For a deck of N cards, the number of different messages the magician can receive is N(N-1)(N-2)(N-3). The magician must guess the hidden card, which is equivalent to determining the set of five cards chosen by the audience. The number of such sets is N choose 5. For the trick to work, the number of messages must not exceed the number of possible answers, leading to the inequality: (N choose 5) ≤ N(N-1)(N-2)(N-3). After some manipulation, we get that (N-4)/120 doesn’t exceed 1. This implies that the deck can have at most 124 cards. The bound turns out to be tight: as discussed in Kleber’s paper, the trick can still be performed with such a huge deck. The paper expands this argument to a trick with K instead of 5 cards and shows that the maximum deck size for such a trick is K! + K – 1.

Here, we want to present a more direct, intuitive argument. We will make the argument for the 5-card trick, which is easily generalizable to the K-card trick. The assistant has 5 ways to choose which card to hide and 24 ways to arrange the remaining four cards, so they only have 120 actions in any given situation. Ergo, the magician should only be able to extract 120 alternatives’ worth of information from knowing what action the assistant would take.

This is a bit fishy, because of course even with N > 120, the trick could happen to work sometimes.
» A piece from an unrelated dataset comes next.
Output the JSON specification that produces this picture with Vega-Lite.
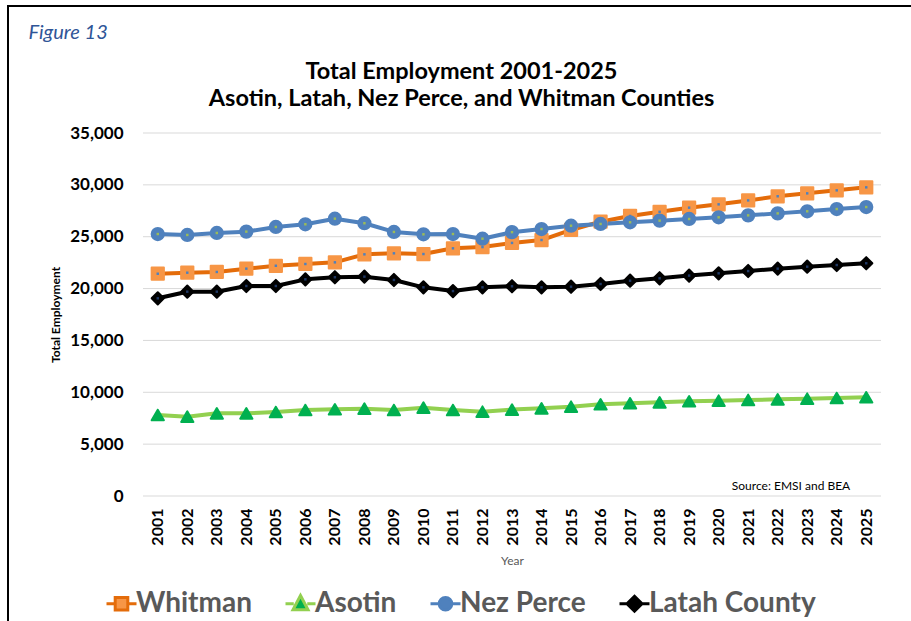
{
  "$schema": "https://vega.github.io/schema/vega-lite/v6.json",
  "width": 903,
  "height": 615,
  "autosize": {"type": "none"},
  "padding": {"left": 8, "top": 6, "right": 0, "bottom": 0},
  "background": "white",
  "config": {
    "font": "Lato",
    "view": {"stroke": "#000000", "strokeWidth": 2, "strokeDash": [903, 1518, 615]}
  },
  "title": {
    "text": ["Total Employment 2001-2025", "Asotin, Latah, Nez Perce, and Whitman Counties"],
    "anchor": "middle",
    "frame": "group",
    "baseline": "alphabetic",
    "offset": -123,
    "dx": 2,
    "lineHeight": 27,
    "font": "Lato",
    "fontSize": 23.5,
    "fontWeight": "bold",
    "color": "#000000"
  },
  "datasets": {
    "emp": [
      {"year": 2001, "county": "Whitman", "value": 21430},
      {"year": 2002, "county": "Whitman", "value": 21530},
      {"year": 2003, "county": "Whitman", "value": 21600},
      {"year": 2004, "county": "Whitman", "value": 21920},
      {"year": 2005, "county": "Whitman", "value": 22200},
      {"year": 2006, "county": "Whitman", "value": 22370},
      {"year": 2007, "county": "Whitman", "value": 22530},
      {"year": 2008, "county": "Whitman", "value": 23300},
      {"year": 2009, "county": "Whitman", "value": 23400},
      {"year": 2010, "county": "Whitman", "value": 23330},
      {"year": 2011, "county": "Whitman", "value": 23880},
      {"year": 2012, "county": "Whitman", "value": 24000},
      {"year": 2013, "county": "Whitman", "value": 24400},
      {"year": 2014, "county": "Whitman", "value": 24680},
      {"year": 2015, "county": "Whitman", "value": 25650},
      {"year": 2016, "county": "Whitman", "value": 26450},
      {"year": 2017, "county": "Whitman", "value": 27000},
      {"year": 2018, "county": "Whitman", "value": 27400},
      {"year": 2019, "county": "Whitman", "value": 27800},
      {"year": 2020, "county": "Whitman", "value": 28120},
      {"year": 2021, "county": "Whitman", "value": 28500},
      {"year": 2022, "county": "Whitman", "value": 28900},
      {"year": 2023, "county": "Whitman", "value": 29180},
      {"year": 2024, "county": "Whitman", "value": 29470},
      {"year": 2025, "county": "Whitman", "value": 29760},
      {"year": 2001, "county": "Asotin", "value": 7810},
      {"year": 2002, "county": "Asotin", "value": 7650},
      {"year": 2003, "county": "Asotin", "value": 7970},
      {"year": 2004, "county": "Asotin", "value": 7970},
      {"year": 2005, "county": "Asotin", "value": 8100},
      {"year": 2006, "county": "Asotin", "value": 8290},
      {"year": 2007, "county": "Asotin", "value": 8360},
      {"year": 2008, "county": "Asotin", "value": 8420},
      {"year": 2009, "county": "Asotin", "value": 8290},
      {"year": 2010, "county": "Asotin", "value": 8520},
      {"year": 2011, "county": "Asotin", "value": 8290},
      {"year": 2012, "county": "Asotin", "value": 8130},
      {"year": 2013, "county": "Asotin", "value": 8330},
      {"year": 2014, "county": "Asotin", "value": 8450},
      {"year": 2015, "county": "Asotin", "value": 8610},
      {"year": 2016, "county": "Asotin", "value": 8840},
      {"year": 2017, "county": "Asotin", "value": 8940},
      {"year": 2018, "county": "Asotin", "value": 9030},
      {"year": 2019, "county": "Asotin", "value": 9130},
      {"year": 2020, "county": "Asotin", "value": 9190},
      {"year": 2021, "county": "Asotin", "value": 9260},
      {"year": 2022, "county": "Asotin", "value": 9320},
      {"year": 2023, "county": "Asotin", "value": 9380},
      {"year": 2024, "county": "Asotin", "value": 9450},
      {"year": 2025, "county": "Asotin", "value": 9520},
      {"year": 2001, "county": "Nez Perce", "value": 25260},
      {"year": 2002, "county": "Nez Perce", "value": 25170},
      {"year": 2003, "county": "Nez Perce", "value": 25360},
      {"year": 2004, "county": "Nez Perce", "value": 25490},
      {"year": 2005, "county": "Nez Perce", "value": 25940},
      {"year": 2006, "county": "Nez Perce", "value": 26200},
      {"year": 2007, "county": "Nez Perce", "value": 26740},
      {"year": 2008, "county": "Nez Perce", "value": 26300},
      {"year": 2009, "county": "Nez Perce", "value": 25460},
      {"year": 2010, "county": "Nez Perce", "value": 25230},
      {"year": 2011, "county": "Nez Perce", "value": 25260},
      {"year": 2012, "county": "Nez Perce", "value": 24810},
      {"year": 2013, "county": "Nez Perce", "value": 25440},
      {"year": 2014, "county": "Nez Perce", "value": 25740},
      {"year": 2015, "county": "Nez Perce", "value": 26060},
      {"year": 2016, "county": "Nez Perce", "value": 26230},
      {"year": 2017, "county": "Nez Perce", "value": 26390},
      {"year": 2018, "county": "Nez Perce", "value": 26550},
      {"year": 2019, "county": "Nez Perce", "value": 26710},
      {"year": 2020, "county": "Nez Perce", "value": 26870},
      {"year": 2021, "county": "Nez Perce", "value": 27060},
      {"year": 2022, "county": "Nez Perce", "value": 27250},
      {"year": 2023, "county": "Nez Perce", "value": 27450},
      {"year": 2024, "county": "Nez Perce", "value": 27670},
      {"year": 2025, "county": "Nez Perce", "value": 27860},
      {"year": 2001, "county": "Latah County", "value": 19060},
      {"year": 2002, "county": "Latah County", "value": 19700},
      {"year": 2003, "county": "Latah County", "value": 19700},
      {"year": 2004, "county": "Latah County", "value": 20250},
      {"year": 2005, "county": "Latah County", "value": 20250},
      {"year": 2006, "county": "Latah County", "value": 20890},
      {"year": 2007, "county": "Latah County", "value": 21090},
      {"year": 2008, "county": "Latah County", "value": 21150},
      {"year": 2009, "county": "Latah County", "value": 20830},
      {"year": 2010, "county": "Latah County", "value": 20120},
      {"year": 2011, "county": "Latah County", "value": 19760},
      {"year": 2012, "county": "Latah County", "value": 20120},
      {"year": 2013, "county": "Latah County", "value": 20220},
      {"year": 2014, "county": "Latah County", "value": 20120},
      {"year": 2015, "county": "Latah County", "value": 20180},
      {"year": 2016, "county": "Latah County", "value": 20440},
      {"year": 2017, "county": "Latah County", "value": 20760},
      {"year": 2018, "county": "Latah County", "value": 20990},
      {"year": 2019, "county": "Latah County", "value": 21250},
      {"year": 2020, "county": "Latah County", "value": 21470},
      {"year": 2021, "county": "Latah County", "value": 21690},
      {"year": 2022, "county": "Latah County", "value": 21920},
      {"year": 2023, "county": "Latah County", "value": 22110},
      {"year": 2024, "county": "Latah County", "value": 22270},
      {"year": 2025, "county": "Latah County", "value": 22440}
    ]
  },
  "resolve": {
    "scale": {"color": "independent", "fill": "independent", "stroke": "independent", "shape": "independent"},
    "axis": {"x": "independent"}
  },
  "layer": [
    {
      "data": {"values": [{"value": 0}, {"value": 5000}, {"value": 10000}, {"value": 15000}, {"value": 20000}, {"value": 25000}, {"value": 30000}, {"value": 35000}]},
      "mark": {"type": "rule", "color": "#D9D9D9", "strokeWidth": 1},
      "encoding": {
        "x": {
          "datum": 2000.5,
          "type": "quantitative",
          "scale": {"domain": [2000.5, 2025.5], "range": [135, 873], "nice": false, "zero": false},
          "axis": {
            "orient": "top",
            "labels": false, "ticks": false, "domain": false, "grid": false,
            "title": "Figure 13",
            "titleAnchor": "start",
            "titleX": 20, "titleY": 32,
            "titleAlign": "left", "titleBaseline": "alphabetic",
            "titleFont": "Lato", "titleFontSize": 20, "titleFontStyle": "italic", "titleFontWeight": "normal",
            "titleColor": "#2F5597"
          }
        },
        "x2": {"datum": 2025.5},
        "y": {"field": "value", "type": "quantitative"}
      }
    },
    {
      "data": {"name": "emp"},
      "mark": {"type": "line", "strokeWidth": 4, "strokeJoin": "round", "strokeCap": "round"},
      "encoding": {
        "x": {
          "field": "year", "type": "quantitative",
          "axis": {
            "orient": "bottom", "offset": -125,
            "values": [2001, 2002, 2003, 2004, 2005, 2006, 2007, 2008, 2009, 2010, 2011, 2012, 2013, 2014, 2015, 2016, 2017, 2018, 2019, 2020, 2021, 2022, 2023, 2024, 2025],
            "format": "d", "labelAngle": 270, "labelAlign": "right", "labelBaseline": "middle",
            "labelPadding": 12, "ticks": false, "tickSize": 0, "domain": false, "grid": false,
            "labelOverlap": false, "labelFlush": false,
            "labelFont": "Lato", "labelFontSize": 16, "labelFontWeight": "bold", "labelColor": "#000000",
            "title": "Year", "titleY": 68, "titleBaseline": "alphabetic",
            "titleFont": "Lato", "titleFontSize": 12, "titleFontWeight": "normal", "titleColor": "#595959"
          }
        },
        "y": {
          "field": "value", "type": "quantitative",
          "scale": {"domain": [0, 35000], "range": [490, 127], "nice": false},
          "axis": {
            "orient": "left", "offset": -115,
            "values": [0, 5000, 10000, 15000, 20000, 25000, 30000, 35000],
            "format": ",d", "labelPadding": 0, "ticks": false, "tickSize": 0, "domain": false, "grid": false,
            "labelFont": "Lato", "labelFontSize": 17, "labelFontWeight": "bold", "labelColor": "#000000",
            "title": "Total Employment", "titleX": -68, "titleY": 308.5, "titleAngle": 270,
            "titleAlign": "center", "titleBaseline": "middle",
            "titleFont": "Lato", "titleFontSize": 12, "titleFontWeight": "bold", "titleColor": "#000000"
          }
        },
        "color": {
          "field": "county", "type": "nominal",
          "scale": {"domain": ["Whitman", "Asotin", "Nez Perce", "Latah County"], "range": ["#E46C0A", "#92D050", "#4F81BD", "#000000"]},
          "legend": null
        },
        "detail": {"field": "county"}
      }
    },
    {
      "data": {"name": "emp"},
      "mark": {"type": "point", "filled": true, "strokeWidth": 2, "strokeJoin": "round", "opacity": 1, "size": 150},
      "encoding": {
        "x": {"field": "year", "type": "quantitative", "axis": null},
        "y": {"field": "value", "type": "quantitative"},
        "fill": {
          "field": "county", "type": "nominal",
          "scale": {"domain": ["Whitman", "Asotin", "Nez Perce", "Latah County"], "range": ["#F79646", "#00B050", "#4F81BD", "#000000"]},
          "legend": null
        },
        "stroke": {
          "field": "county", "type": "nominal",
          "scale": {"domain": ["Whitman", "Asotin", "Nez Perce", "Latah County"], "range": ["#F79646", "#00B050", "#4F81BD", "#000000"]},
          "legend": null
        },
        "shape": {
          "field": "county", "type": "nominal",
          "scale": {"domain": ["Whitman", "Asotin", "Nez Perce", "Latah County"], "range": ["square", "triangle-up", "circle", "diamond"]},
          "legend": null
        }
      }
    },
    {
      "data": {"name": "emp"},
      "transform": [{"filter": "datum.county !== 'Asotin'"}],
      "mark": {"type": "point", "filled": true, "shape": "square", "size": 6, "opacity": 1},
      "encoding": {
        "x": {"field": "year", "type": "quantitative", "axis": null},
        "y": {"field": "value", "type": "quantitative"},
        "color": {
          "field": "county", "type": "nominal",
          "scale": {"domain": ["Whitman", "Nez Perce", "Latah County"], "range": ["#4F81BD", "#9BBB59", "#1F3864"]},
          "legend": null
        }
      }
    },
    {
      "data": {"values": [{"label": "Source:  EMSI and BEA"}]},
      "mark": {"type": "text", "align": "right", "baseline": "middle", "dx": -16, "font": "Lato", "fontSize": 12, "color": "#000000"},
      "encoding": {
        "x": {"datum": 2025, "type": "quantitative", "axis": null},
        "y": {"datum": 1000, "type": "quantitative"},
        "text": {"field": "label"}
      }
    },
    {
      "data": {"name": "emp"},
      "mark": {"type": "point", "filled": true, "opacity": 0, "strokeWidth": 3},
      "encoding": {
        "x": {"field": "year", "type": "quantitative", "axis": null},
        "y": {"field": "value", "type": "quantitative"},
        "shape": {
          "field": "county", "type": "nominal",
          "scale": {"domain": ["Whitman", "Asotin", "Nez Perce", "Latah County"], "range": [
            "M-1,0L-0.45,0M0.45,0L1,0M-0.42,-0.42L0.42,-0.42L0.42,0.42L-0.42,0.42Z",
            "M-1,0L-0.45,0M0.45,0L1,0M0,-0.55L0.5,0.4L-0.5,0.4Z",
            "M-1,0L-0.42,0M0.42,0L1,0M-0.42,0A0.42,0.42 0 1,0 0.42,0A0.42,0.42 0 1,0 -0.42,0Z",
            "M-1,0L-0.5,0M0.5,0L1,0M0,-0.5L0.5,0L0,0.5L-0.5,0Z"
          ]},
          "legend": {
            "orient": "none", "legendX": 97, "legendY": 581, "direction": "horizontal",
            "title": null,
            "labelFont": "Lato", "labelFontSize": 28, "labelFontWeight": "bold", "labelColor": "#595959",
            "labelOffset": -2, "columnPadding": 27, "labelLimit": 400,
            "symbolSize": 900, "symbolStrokeWidth": 3, "symbolOpacity": 1
          }
        },
        "fill": {
          "field": "county", "type": "nominal",
          "scale": {"domain": ["Whitman", "Asotin", "Nez Perce", "Latah County"], "range": ["#F79646", "#00B050", "#4F81BD", "#000000"]},
          "legend": {
            "orient": "none", "legendX": 97, "legendY": 581, "direction": "horizontal",
            "title": null,
            "labelFont": "Lato", "labelFontSize": 28, "labelFontWeight": "bold", "labelColor": "#595959",
            "labelOffset": -2, "columnPadding": 27, "labelLimit": 400,
            "symbolSize": 900, "symbolStrokeWidth": 3, "symbolOpacity": 1
          }
        },
        "stroke": {
          "field": "county", "type": "nominal",
          "scale": {"domain": ["Whitman", "Asotin", "Nez Perce", "Latah County"], "range": ["#E46C0A", "#92D050", "#4F81BD", "#000000"]},
          "legend": {
            "orient": "none", "legendX": 97, "legendY": 581, "direction": "horizontal",
            "title": null,
            "labelFont": "Lato", "labelFontSize": 28, "labelFontWeight": "bold", "labelColor": "#595959",
            "labelOffset": -2, "columnPadding": 27, "labelLimit": 400,
            "symbolSize": 900, "symbolStrokeWidth": 3, "symbolOpacity": 1
          }
        }
      }
    }
  ]
}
That is, if the magician tells the assistant the strategy by which they will guess the missing card, the assistant may, for some sets of 5 cards drawn even from a large deck, manage to show an arrangement of four that will lead the magician to guess correctly.

The crux of formalizing the argument is to move to the global view, but we can do that without additional computations. Consider the space of all states reachable by any strategy of the assistant. In our case, this is equivalent to ordered sequences of five cards, with the last face down. There are obviously (N-4)M of these, where M is the number of states the magician observes (four-card sequences, in our case), however many of those there are. When the assistant and the magician choose a strategy for the assistant, they make most of these impossible. Indeed, since the assistant always has exactly 120 options, after they have chosen one to take in each situation, we have exactly (N-4)M/120 states that remain possible with that strategy. For the trick to always work, this last expression must be no more than M; M cancels, saving us the trouble of computing it, and we are left with N-4 ≤ 120 as desired.
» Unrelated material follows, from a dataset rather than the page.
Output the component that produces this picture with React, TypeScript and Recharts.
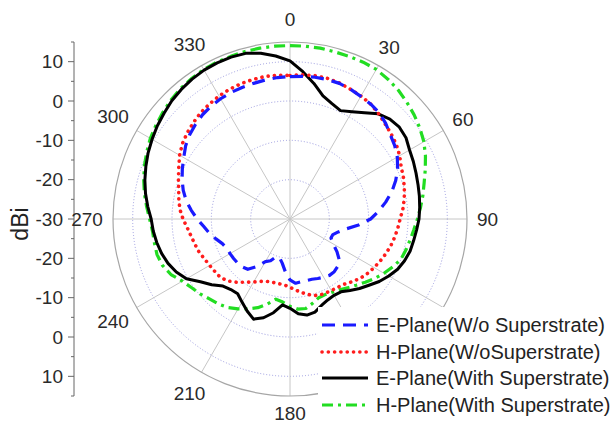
import React from 'react';
import {
  RadarChart,
  Radar,
  PolarGrid,
  PolarAngleAxis,
  PolarRadiusAxis,
  LineChart,
  YAxis,
  Label,
} from 'recharts';

// ---- data (compass angle in degrees, clockwise from top) ----
const angles = [
  0, 5, 10, 15, 20, 25, 30, 35, 40, 45, 50, 55, 60, 65, 70, 75, 80, 85,
  90, 95, 100, 105, 110, 115, 120, 125, 130, 135, 140, 145, 150, 155, 160, 165, 170, 175,
  180, 185, 190, 195, 200, 205, 210, 215, 220, 225, 230, 235, 240, 245, 250, 255, 260, 265,
  270, 275, 280, 285, 290, 295, 300, 305, 310, 315, 320, 325, 330, 335, 340, 345, 350, 355,
];

const eWo = [
  6.2, 6.4, 6.6, 6.7, 6.7, 6.4, 6.0, 5.7, 5.3, 4.4, 3.3, 2.5, 1.5, 0.2, -1.4, -3.2, -5.3, -7.4,
  -9.5, -12.5, -15.5, -17.3, -18.4, -18.5, -17.3, -15.4, -13.6, -12.9, -12.5, -12.5, -12.9, -13.3, -13.7, -13.8, -13.8, -13.6,
  -14.5, -16.5, -18.6, -19.8, -19.8, -18.3, -17.5, -15.2, -13.3, -12.8, -12.6, -12.5, -12.4, -12.3, -11.7, -10.5, -9.2, -8.0,
  -6.4, -4.8, -3.2, -1.9, -0.8, 0.2, 1.2, 2.4, 3.3, 4.0, 4.6, 5.0, 5.3, 5.5, 5.6, 5.7, 5.9, 6.1,
];

const hWo = [
  6.5, 6.8, 7.0, 7.0, 6.8, 6.4, 6.1, 5.7, 5.0, 4.2, 3.6, 3.0, 2.2, 1.2, 0.7, 0.1, -0.5, -1.2,
  -2.0, -2.5, -3.0, -3.5, -4.1, -4.7, -5.3, -5.9, -6.6, -7.5, -8.4, -8.8, -9.0, -9.1, -9.3, -10.0, -10.9, -11.8,
  -12.6, -13.2, -13.3, -13.3, -13.1, -12.5, -11.5, -10.4, -9.0, -7.7, -6.9, -6.7, -6.4, -6.0, -5.4, -5.0, -4.5, -3.8,
  -2.8, -1.9, -1.3, -0.7, 0.2, 1.2, 2.4, 3.4, 4.1, 4.7, 5.3, 5.7, 6.1, 6.4, 6.6, 6.7, 6.8, 6.7,
];

const eWith = [
  10.2, 7.6, 5.0, 2.4, 1.2, 0.4, 1.5, 3.0, 4.9, 5.9, 6.3, 6.0, 5.1, 4.6, 4.1, 3.7, 3.4, 3.1,
  2.8, 2.3, 1.9, 1.6, 1.0, 0.2, -1.0, -2.3, -3.8, -5.0, -6.3, -7.4, -7.6, -7.3, -6.6, -5.5, -5.2, -5.8,
  -7.3, -8.1, -5.8, -4.0, -2.9, -4.2, -5.6, -6.8, -6.6, -5.9, -4.0, -2.2, 0.4, 1.9, 3.0, 3.8, 4.4, 4.9,
  5.3, 6.3, 7.3, 8.2, 9.0, 9.8, 10.5, 11.2, 11.8, 12.5, 13.0, 13.4, 13.7, 13.8, 13.8, 13.6, 12.8, 11.6,
];

const hWith = [
  14.1, 14.1, 14.1, 14.0, 14.0, 14.0, 13.9, 13.4, 12.8, 12.0, 11.2, 10.3, 9.3, 8.0, 6.6, 5.3, 4.3, 3.3,
  2.4, 1.6, 1.0, 0.5, 0.0, -1.2, -2.4, -3.7, -5.0, -6.2, -7.2, -8.0, -8.5, -8.8, -8.7, -7.8, -6.9, -7.0,
  -7.8, -8.8, -9.3, -7.6, -6.0, -4.8, -3.6, -2.5, -1.8, -1.2, -0.3, 0.5, 1.6, 3.4, 4.5, 5.0, 5.0, 5.1,
  5.7, 6.6, 7.6, 8.5, 9.4, 10.2, 11.0, 11.6, 12.2, 12.8, 13.3, 13.6, 13.9, 14.0, 14.0, 14.1, 14.1, 14.1,
];

const seriesNames = [
  'E-Plane(W/o Superstrate)',
  'H-Plane(W/oSuperstrate)',
  'E-Plane(With Superstrate)',
  'H-Plane(With Superstrate)',
];

// labels visible in the reference (120 and 150 are covered by the legend box)
const angleLabels = [0, 30, 60, 90, 180, 210, 240, 270, 300, 330];
const spokeAngles = [0, 30, 60, 90, 120, 150, 180, 210, 240, 270, 300, 330];
const radiusDomain = [-30, 15];
const majorRings = [-20, -10, 0, 10];
const minorRings = [-25, -15, -5, 5];
const dbiAxisTicks = [45, 40, 35, 30, 25, 20, 15, 10, 5, 0, -5, -10, -15, -20, -25, -30, -35, -40, -45];

const data = angles.map((a, i) => ({
  angle: a,
  eWo: eWo[i],
  hWo: hWo[i],
  eWith: eWith[i],
  hWith: hWith[i],
}));

// ---- layout / style ----
const W = 615;
const H = 425;
const CX = 290;
const CY = 219;
const R = 177;
const FONT = '"Liberation Sans", Arial, Helvetica, sans-serif';

const series = [
  { key: 'eWo', name: seriesNames[0], color: '#1a1aff', dash: '13 8', cap: 'butt' as const, width: 3.2 },
  { key: 'hWo', name: seriesNames[1], color: '#ff1c1c', dash: '0.1 6.2', cap: 'round' as const, width: 3.6 },
  { key: 'eWith', name: seriesNames[2], color: '#000000', dash: undefined, cap: 'butt' as const, width: 3 },
  { key: 'hWith', name: seriesNames[3], color: '#22dd22', dash: '11 5 3 5', cap: 'butt' as const, width: 3.2 },
];
const drawOrder = ['hWith', 'eWith', 'hWo', 'eWo'];

const AngleTick = (props: any) => {
  const { payload } = props;
  const deg = Number(payload?.value);
  if (!angleLabels.includes(deg)) return <g />;
  const a = (Number(payload.coordinate) * Math.PI) / 180;
  const label = String(deg);
  const w = label.length * 10.6;
  const h = 14;
  const gap = Math.sin(a) > 0.99 ? 16 : 10;
  const rr = R + gap + Math.abs(Math.cos(a)) * (w / 2) + Math.abs(Math.sin(a)) * (h / 2);
  const x = CX + rr * Math.cos(a);
  const y = CY - rr * Math.sin(a);
  return (
    <text x={x} y={y} textAnchor="middle" dominantBaseline="central" fontSize={19} fill="#2a2a2a" fontFamily={FONT}>
      {label}
    </text>
  );
};

const DbiTick = (props: any) => {
  const { x, y, payload } = props;
  const v = Number(payload.value);
  const major = v % 10 === 0 && Math.abs(v) <= 40;
  return (
    <g>
      <line x1={x} x2={x - (major ? 6 : 3)} y1={y} y2={y} stroke="#666" strokeWidth={1} />
      {major && (
        <text x={x - 11} y={y} textAnchor="end" dominantBaseline="central" fontSize={19} fill="#2a2a2a" fontFamily={FONT}>
          {Math.abs(v) - 30}
        </text>
      )}
    </g>
  );
};

const gridAngles = spokeAngles.map((a) => 90 - a);

export default function App() {
  return (
    <div
      style={{
        position: 'absolute',
        left: 0,
        top: 0,
        width: W,
        height: H,
        background: '#ffffff',
        fontFamily: FONT,
        overflow: 'hidden',
      }}
    >
      <div style={{ position: 'absolute', left: 0, top: 0 }}>
        <LineChart width={W} height={H} data={[{ v: 0 }]} margin={{ top: CY - R, right: 0, bottom: H - CY - R, left: 0 }}>
          <YAxis
            type="number"
            domain={[-45, 45]}
            ticks={dbiAxisTicks}
            interval={0}
            width={74}
            tickSize={0}
            tickMargin={0}
            tickLine={false}
            axisLine={{ stroke: '#666', strokeWidth: 1 }}
            tick={<DbiTick />}
            allowDataOverflow
          >
            <Label
              content={() => (
                <text
                  x={20}
                  y={224}
                  transform="rotate(-90 20 224)"
                  textAnchor="middle"
                  dominantBaseline="central"
                  fontSize={23}
                  fill="#222"
                  fontFamily={FONT}
                >
                  dBi
                </text>
              )}
            />
          </YAxis>
        </LineChart>
      </div>
      <div style={{ position: 'absolute', left: 0, top: 0 }}>
        <RadarChart
          width={W}
          height={H}
          data={data}
          cx={CX}
          cy={CY}
          innerRadius={0}
          outerRadius={R}
          startAngle={90}
          endAngle={-270}
          margin={{ top: 0, right: 0, bottom: 0, left: 0 }}
        >
          <PolarGrid gridType="circle" radialLines={false} radiusAxisId="minor" stroke="#d9ddd9" strokeWidth={1} />
          <PolarGrid
            gridType="circle"
            radialLines={false}
            radiusAxisId="major"
            stroke="#9a9ae0"
            strokeWidth={1}
            strokeDasharray="1 2"
          />
          <PolarGrid gridType="circle" polarRadius={[]} polarAngles={gridAngles} radiusAxisId="major" stroke="#c6c6c6" strokeWidth={1} />
          <PolarAngleAxis
            dataKey="angle"
            tick={<AngleTick />}
            tickLine={false}
            axisLineType="circle"
            axisLine={{ stroke: '#a6a6a6', strokeWidth: 1.2 }}
          />
          <PolarRadiusAxis radiusAxisId="major" type="number" domain={radiusDomain} ticks={majorRings} tick={false} axisLine={false} />
          <PolarRadiusAxis radiusAxisId="minor" type="number" domain={radiusDomain} ticks={minorRings} tick={false} axisLine={false} />
          {drawOrder.map((k) => {
            const s = series.find((x) => x.key === k)!;
            return (
              <Radar
                key={s.key}
                radiusAxisId="major"
                dataKey={s.key}
                name={s.name}
                stroke={s.color}
                strokeWidth={s.width}
                strokeDasharray={s.dash}
                strokeLinecap={s.cap}
                strokeLinejoin="round"
                fill="none"
                fillOpacity={0}
                dot={false}
                isAnimationActive={false}
              />
            );
          })}
        </RadarChart>
      </div>
      <div
        style={{
          position: 'absolute',
          left: 318,
          top: 307,
          width: W - 318,
          height: H - 307,
          background: '#ffffff',
          paddingTop: 4.5,
          boxSizing: 'border-box',
        }}
      >
        {series.map((s) => (
          <div key={s.key} style={{ display: 'flex', alignItems: 'center', height: 26.8 }}>
            <svg width={52} height={10} style={{ display: 'block' }}>
              <line
                x1={4}
                y1={5}
                x2={50}
                y2={5}
                stroke={s.color}
                strokeWidth={s.width}
                strokeDasharray={s.dash}
                strokeLinecap={s.cap}
              />
            </svg>
            <span style={{ marginLeft: 6, fontSize: 20, color: '#222', whiteSpace: 'nowrap', lineHeight: '20px' }}>
              {s.name}
            </span>
          </div>
        ))}
      </div>
    </div>
  );
}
By the way, one of the authors of this essay, Tanya Khovanova, taught this trick to her PRIMES STEP students, who were students in grades 7 through 9. They found and studied interesting generalizations of this trick and wrote the paper Card Tricks and Information available at the arXiv. They studied many variations of the trick, including the ones where the assistant is allowed to put the cards face down. This interesting variation is outside the scope of this essay.

We would like to use as an example one of the tricks described in the paper: the K-card trick, where the assistant hides one card and arranges the rest in a circle. The implication is that when the audience member describes the arrangement to the magician, they describe the circle clockwise in any order. Our argument works here as follows. We count the number of the assistant’s actions: K ways to choose the hidden card and (K-2)! ways to arrange the cards in different circles up to rotation. Thus, the number of different actions is K(K-2)!. Hence, the deck size doesn’t exceed K(K-2)! + K – 1, as we can exclude the K-1 cards in the circle, as they aren’t hidden. Not surprisingly, this is the same formula as in the paper.

The puzzle In the Details by Derek Kisman is one of my favorite MIT Mystery Hunt puzzles of all times. I even wrote a blog post advertising it and another post with comments on the solution. This puzzle type became known as fractal word search.

In the standard word search, you have a grid of letters and a list of words. You need to find the words written in the grid in all eight directions. The unused letters provide the answer, or a clue to the answer, of the word search puzzle.

In the fractal word search, you have a grid of letters and a list of words. It looks like a regular word search, but you will not find all the words inside the given grid. The given grid is only a snapshot of the whole grid on some particular level k. To go to level k+1, you have to use replacement rules: each letter is replaced by a 2-by-2 block of letters. This creates a much bigger grid where you might find more words from the given list.

An interesting question is, where do you find the replacement rules? In Derek’s puzzle, the rules were not given, but the initial grid was level 2. So you could notice that this grid can be decomposed into 2-by-2 squares, and there are only 26 different squares, implying that each square corresponds to a letter. Assuming that replacing the 2-by-2 squares with correct letters will allow you to find more words from the list, you can decipher the replacement rules. This will allow you to get to level 1 as well as any other level. Small levels are easy to search, but on large levels, the grid gets so huge that it might not fit in the memory of a computer, or a million computers. That is why this puzzle was presented at the MIT mystery hunt, but not at any other puzzle hunt. It is quite difficult: one of the given words is hiding on level 86.

I liked the puzzle so much, I included it in one of my lectures. After I gave my talk at Brown University, a student, Klára Churá, approached me. She got as fascinated with the puzzle as I was. We ended up collaborating on the paper Fractal Word Search: How Deep to Delve. As the title suggests, we focused on finding the upper bound of the level where we could find a word of a given length. We had two parameters: the size of the alphabet n and the block size b used in the replacement rules.

For different reasons, the most interesting case is words of length 3. I will leave it to the reader to figure out why this is the most interesting case, or the reader can check our paper. We showed that any word of length 3 appears no later than level n³ + n² + 1.

When we posted the paper, I sent the link to Derek. He immediately wrote a program and showed that our bound is fairly tight. His code is available at GitHub. He created a configuration that puts a 3-letter word at depth LCM(a,b,c)+1, where a,b,c ≤ n-3. If n is even, this gives us a lower bound of (n-3)(n-4)(n-5) + 1. If n is odd, this gives us a lower bound of (n-4)(n-5)(n-6) + 1. In any case, asymptotically, it is very close to our upper bound.